Что мы знаем о риторике в талмудический период? Сохранились ли какие–нибудь речи или подлинные проповеди, которые могли бы служить основой при сопоставлении с материалом мидрашей? В XIX в., с появлением научной школы Wissenschaft des Judentums («Наука о еврействе»), в важной работе Леопольда Цунца «Die gottesdienstlichen Vortrage der Juden historisch entwickelt» («Богослужебные речи евреев в историческом развитии») [148] литература Мидраша была концептуализирована как производное публичной проповеди и речи на религиозную тему. В XX в.
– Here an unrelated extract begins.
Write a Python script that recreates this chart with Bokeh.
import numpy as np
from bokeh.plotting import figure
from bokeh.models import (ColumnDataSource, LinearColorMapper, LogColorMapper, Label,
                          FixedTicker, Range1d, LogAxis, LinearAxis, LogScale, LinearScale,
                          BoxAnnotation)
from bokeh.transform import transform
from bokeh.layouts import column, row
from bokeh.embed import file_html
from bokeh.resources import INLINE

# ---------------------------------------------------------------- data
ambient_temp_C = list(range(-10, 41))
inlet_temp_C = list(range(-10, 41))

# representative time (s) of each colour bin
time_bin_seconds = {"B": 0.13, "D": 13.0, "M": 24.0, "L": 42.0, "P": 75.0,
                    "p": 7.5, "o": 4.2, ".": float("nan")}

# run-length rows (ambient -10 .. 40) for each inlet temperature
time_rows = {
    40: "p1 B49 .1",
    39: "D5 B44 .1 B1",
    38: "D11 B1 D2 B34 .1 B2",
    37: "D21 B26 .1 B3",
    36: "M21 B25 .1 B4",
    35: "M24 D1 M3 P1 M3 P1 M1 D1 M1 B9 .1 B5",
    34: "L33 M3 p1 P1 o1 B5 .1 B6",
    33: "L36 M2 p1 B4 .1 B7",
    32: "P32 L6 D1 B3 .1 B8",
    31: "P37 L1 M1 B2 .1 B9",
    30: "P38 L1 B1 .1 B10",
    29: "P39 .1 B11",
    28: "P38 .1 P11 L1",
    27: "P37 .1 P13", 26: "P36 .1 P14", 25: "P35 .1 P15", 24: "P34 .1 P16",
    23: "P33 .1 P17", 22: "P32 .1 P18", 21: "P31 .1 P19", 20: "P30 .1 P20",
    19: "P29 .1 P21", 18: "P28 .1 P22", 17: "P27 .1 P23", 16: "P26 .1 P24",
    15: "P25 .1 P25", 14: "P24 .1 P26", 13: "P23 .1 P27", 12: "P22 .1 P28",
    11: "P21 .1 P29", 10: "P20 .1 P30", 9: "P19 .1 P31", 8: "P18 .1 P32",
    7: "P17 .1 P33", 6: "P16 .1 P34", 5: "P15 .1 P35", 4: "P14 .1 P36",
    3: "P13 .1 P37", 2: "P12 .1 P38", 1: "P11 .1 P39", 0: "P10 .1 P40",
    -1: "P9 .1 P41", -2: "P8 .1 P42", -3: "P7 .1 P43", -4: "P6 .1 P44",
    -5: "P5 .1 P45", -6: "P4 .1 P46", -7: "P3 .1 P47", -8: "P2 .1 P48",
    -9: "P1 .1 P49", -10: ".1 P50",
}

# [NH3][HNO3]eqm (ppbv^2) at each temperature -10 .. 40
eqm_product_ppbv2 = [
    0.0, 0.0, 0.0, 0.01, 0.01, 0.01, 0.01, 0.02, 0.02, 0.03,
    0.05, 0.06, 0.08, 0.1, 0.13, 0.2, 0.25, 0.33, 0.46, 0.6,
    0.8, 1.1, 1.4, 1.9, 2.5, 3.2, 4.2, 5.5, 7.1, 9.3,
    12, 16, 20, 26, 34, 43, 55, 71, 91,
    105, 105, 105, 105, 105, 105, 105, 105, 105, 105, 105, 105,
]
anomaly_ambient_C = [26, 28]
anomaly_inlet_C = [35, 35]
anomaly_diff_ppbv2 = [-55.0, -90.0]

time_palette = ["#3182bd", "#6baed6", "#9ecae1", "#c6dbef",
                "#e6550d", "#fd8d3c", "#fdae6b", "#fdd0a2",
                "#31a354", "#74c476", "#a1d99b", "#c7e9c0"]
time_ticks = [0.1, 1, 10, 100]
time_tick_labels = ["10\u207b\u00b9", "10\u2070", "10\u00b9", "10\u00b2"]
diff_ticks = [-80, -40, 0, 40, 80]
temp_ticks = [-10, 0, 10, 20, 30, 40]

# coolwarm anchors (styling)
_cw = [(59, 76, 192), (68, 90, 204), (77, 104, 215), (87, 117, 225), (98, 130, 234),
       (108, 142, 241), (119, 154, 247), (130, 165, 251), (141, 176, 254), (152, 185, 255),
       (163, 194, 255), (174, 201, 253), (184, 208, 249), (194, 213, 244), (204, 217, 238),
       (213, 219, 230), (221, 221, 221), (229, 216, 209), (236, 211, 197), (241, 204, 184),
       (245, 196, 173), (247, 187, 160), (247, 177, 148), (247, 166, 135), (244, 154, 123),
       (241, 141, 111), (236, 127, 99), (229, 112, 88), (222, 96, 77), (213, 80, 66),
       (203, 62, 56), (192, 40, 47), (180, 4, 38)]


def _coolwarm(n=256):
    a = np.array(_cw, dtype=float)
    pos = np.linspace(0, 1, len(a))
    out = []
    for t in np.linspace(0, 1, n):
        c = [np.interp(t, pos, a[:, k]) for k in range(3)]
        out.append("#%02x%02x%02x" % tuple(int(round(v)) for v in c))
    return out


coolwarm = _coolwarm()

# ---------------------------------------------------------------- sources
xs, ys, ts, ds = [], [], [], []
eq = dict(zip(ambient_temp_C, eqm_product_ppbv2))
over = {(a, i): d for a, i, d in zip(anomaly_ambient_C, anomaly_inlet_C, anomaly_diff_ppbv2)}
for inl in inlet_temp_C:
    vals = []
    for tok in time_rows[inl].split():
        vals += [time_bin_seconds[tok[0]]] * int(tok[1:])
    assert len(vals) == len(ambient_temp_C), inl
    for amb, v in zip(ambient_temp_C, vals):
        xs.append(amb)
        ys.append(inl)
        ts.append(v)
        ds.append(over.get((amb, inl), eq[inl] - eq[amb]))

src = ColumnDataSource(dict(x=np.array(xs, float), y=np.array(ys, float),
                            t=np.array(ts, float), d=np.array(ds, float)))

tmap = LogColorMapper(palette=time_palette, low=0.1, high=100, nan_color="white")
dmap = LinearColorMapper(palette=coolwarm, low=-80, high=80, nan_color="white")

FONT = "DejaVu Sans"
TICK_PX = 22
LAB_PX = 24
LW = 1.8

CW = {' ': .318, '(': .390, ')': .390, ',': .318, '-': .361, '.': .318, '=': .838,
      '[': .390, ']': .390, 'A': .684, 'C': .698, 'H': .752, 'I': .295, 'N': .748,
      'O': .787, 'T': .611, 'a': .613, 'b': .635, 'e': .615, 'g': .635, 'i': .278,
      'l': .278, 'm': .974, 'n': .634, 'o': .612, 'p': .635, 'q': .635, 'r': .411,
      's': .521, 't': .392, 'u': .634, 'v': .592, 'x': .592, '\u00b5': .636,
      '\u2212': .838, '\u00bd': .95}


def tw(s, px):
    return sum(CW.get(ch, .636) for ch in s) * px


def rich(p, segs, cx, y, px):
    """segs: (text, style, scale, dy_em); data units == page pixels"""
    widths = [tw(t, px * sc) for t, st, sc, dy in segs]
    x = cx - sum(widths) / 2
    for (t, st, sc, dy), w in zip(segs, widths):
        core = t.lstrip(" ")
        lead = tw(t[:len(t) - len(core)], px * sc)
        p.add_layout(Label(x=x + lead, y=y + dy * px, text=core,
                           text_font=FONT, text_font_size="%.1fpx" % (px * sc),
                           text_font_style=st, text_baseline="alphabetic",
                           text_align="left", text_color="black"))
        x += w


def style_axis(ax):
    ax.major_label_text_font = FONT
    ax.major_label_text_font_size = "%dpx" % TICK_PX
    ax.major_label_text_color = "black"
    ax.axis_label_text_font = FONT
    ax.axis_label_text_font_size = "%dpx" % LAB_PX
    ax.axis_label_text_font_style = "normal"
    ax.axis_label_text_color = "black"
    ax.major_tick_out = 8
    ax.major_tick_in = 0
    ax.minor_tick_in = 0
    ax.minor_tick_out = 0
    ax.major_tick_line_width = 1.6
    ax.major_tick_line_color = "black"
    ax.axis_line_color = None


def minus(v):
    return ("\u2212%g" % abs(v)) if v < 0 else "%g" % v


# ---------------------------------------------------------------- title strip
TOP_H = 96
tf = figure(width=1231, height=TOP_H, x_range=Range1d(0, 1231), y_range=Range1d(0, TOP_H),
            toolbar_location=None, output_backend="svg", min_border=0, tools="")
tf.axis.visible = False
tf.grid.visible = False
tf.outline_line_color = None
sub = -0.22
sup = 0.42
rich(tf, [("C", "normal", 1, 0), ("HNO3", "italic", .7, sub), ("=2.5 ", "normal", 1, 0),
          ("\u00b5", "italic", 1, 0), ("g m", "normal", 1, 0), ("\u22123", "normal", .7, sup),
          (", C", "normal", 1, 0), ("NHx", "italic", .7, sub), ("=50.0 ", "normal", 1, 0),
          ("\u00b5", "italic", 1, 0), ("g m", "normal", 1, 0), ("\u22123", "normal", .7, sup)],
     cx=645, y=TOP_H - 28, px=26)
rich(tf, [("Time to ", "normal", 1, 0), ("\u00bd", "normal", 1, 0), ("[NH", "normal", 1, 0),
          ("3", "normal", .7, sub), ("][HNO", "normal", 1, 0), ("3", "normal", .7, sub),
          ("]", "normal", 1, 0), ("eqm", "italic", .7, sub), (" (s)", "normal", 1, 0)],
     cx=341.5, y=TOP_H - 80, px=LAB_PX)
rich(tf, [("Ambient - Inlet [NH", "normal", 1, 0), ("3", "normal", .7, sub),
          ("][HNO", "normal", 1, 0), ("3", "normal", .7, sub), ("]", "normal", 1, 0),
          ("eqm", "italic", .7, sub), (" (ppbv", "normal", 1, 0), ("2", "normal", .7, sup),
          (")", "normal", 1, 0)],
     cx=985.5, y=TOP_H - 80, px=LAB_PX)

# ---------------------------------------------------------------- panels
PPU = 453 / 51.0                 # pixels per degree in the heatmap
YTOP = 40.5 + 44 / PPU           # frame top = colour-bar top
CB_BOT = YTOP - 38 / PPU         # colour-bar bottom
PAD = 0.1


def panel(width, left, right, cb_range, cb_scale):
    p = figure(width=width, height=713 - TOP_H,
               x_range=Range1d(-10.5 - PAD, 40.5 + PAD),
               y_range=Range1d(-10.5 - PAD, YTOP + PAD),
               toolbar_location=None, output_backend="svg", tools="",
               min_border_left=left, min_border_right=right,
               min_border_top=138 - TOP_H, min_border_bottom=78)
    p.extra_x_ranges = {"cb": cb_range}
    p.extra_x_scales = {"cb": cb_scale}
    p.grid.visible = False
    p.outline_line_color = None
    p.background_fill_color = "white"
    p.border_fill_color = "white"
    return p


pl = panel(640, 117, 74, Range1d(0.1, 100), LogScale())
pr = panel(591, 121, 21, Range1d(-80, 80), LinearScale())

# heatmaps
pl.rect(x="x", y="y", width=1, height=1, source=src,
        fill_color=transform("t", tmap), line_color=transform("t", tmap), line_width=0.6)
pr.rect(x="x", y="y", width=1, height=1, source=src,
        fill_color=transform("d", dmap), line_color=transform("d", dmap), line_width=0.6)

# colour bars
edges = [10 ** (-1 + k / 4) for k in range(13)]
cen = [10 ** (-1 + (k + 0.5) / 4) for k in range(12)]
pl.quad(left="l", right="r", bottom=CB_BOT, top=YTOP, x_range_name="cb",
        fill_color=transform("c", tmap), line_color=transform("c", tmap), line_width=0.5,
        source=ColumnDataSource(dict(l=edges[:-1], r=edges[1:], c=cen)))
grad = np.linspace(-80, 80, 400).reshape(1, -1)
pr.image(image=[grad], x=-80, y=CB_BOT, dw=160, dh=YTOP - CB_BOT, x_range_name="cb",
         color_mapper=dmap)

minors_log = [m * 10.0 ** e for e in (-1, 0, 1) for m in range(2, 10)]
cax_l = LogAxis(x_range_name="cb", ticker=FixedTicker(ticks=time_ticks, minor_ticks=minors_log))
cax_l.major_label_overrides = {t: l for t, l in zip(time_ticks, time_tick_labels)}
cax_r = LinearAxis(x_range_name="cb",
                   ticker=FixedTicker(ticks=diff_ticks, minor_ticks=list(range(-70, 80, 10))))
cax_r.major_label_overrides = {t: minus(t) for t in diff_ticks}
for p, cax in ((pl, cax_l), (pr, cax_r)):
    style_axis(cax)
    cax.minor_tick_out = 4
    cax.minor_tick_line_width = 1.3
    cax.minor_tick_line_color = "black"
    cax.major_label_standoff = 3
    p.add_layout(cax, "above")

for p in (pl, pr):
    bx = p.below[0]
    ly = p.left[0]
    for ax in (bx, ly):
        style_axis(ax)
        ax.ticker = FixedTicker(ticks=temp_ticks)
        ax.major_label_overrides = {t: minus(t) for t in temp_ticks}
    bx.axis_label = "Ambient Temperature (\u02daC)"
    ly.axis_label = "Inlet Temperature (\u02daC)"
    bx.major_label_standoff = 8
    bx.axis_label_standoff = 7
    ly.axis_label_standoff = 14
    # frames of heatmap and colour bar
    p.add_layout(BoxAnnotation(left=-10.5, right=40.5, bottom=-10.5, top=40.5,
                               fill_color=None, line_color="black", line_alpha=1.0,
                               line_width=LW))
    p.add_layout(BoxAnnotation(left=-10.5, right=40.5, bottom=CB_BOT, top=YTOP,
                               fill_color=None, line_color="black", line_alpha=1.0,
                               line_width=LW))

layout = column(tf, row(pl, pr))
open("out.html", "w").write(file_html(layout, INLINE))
Йосеф Хайнеманн расширил этот подход в своих работах, посвященных публичной проповеди [149]. В последнее время многие исследователи отказываются от данного подхода и избирают иной, предложенный Ицхаком Хайнеманном в его классическом труде «Дархей га–Аггада». Эта научная тенденция находит свое выражение в двух направлениях: первое воспринимает мидраш в качестве прежде всего экзегезы Писания [150], а второе делает акцент на тщательной литературной редакции творчества толкователей в рамках отдельных литературных произведений [151]. В самом деле, представляется, что сравнение с Оригеном говорит в пользу мнения современных исследователей, которые сводят до минимума значение живой проповеди. Однако по–прежнему без ответа остается вопрос: что мы знаем о проповедях и риторике в талмудический период? [152]
Обсуждая эту тему, Ш. Либерман, основывающий свой взгляд на одном из текстов в Ваикра Рабба, пишет: «Комментарии на библейские стихи менялись по стилю и содержанию в зависимости от того, какая аудитория была перед проповедником… Подход проповедника к двум разным аудиториям говорит сам за себя» [153].
Либерман, проницательно проанализировав те библейские цитаты, которые рабби Меир использует в своем толковании (Иерусалимский Талмуд, Хагига 2:1 и параллельные версии) [154], приходит к выводу, что действие происходило в определенную субботу, когда эти библейские отрывки читались публично. Однако эти два примера содержатся в сочинениях амораев, и в плане риторики они никоим образом не отличаются от других толкований, содержащихся в антологиях мидрашей, не важно, ранних или поздних.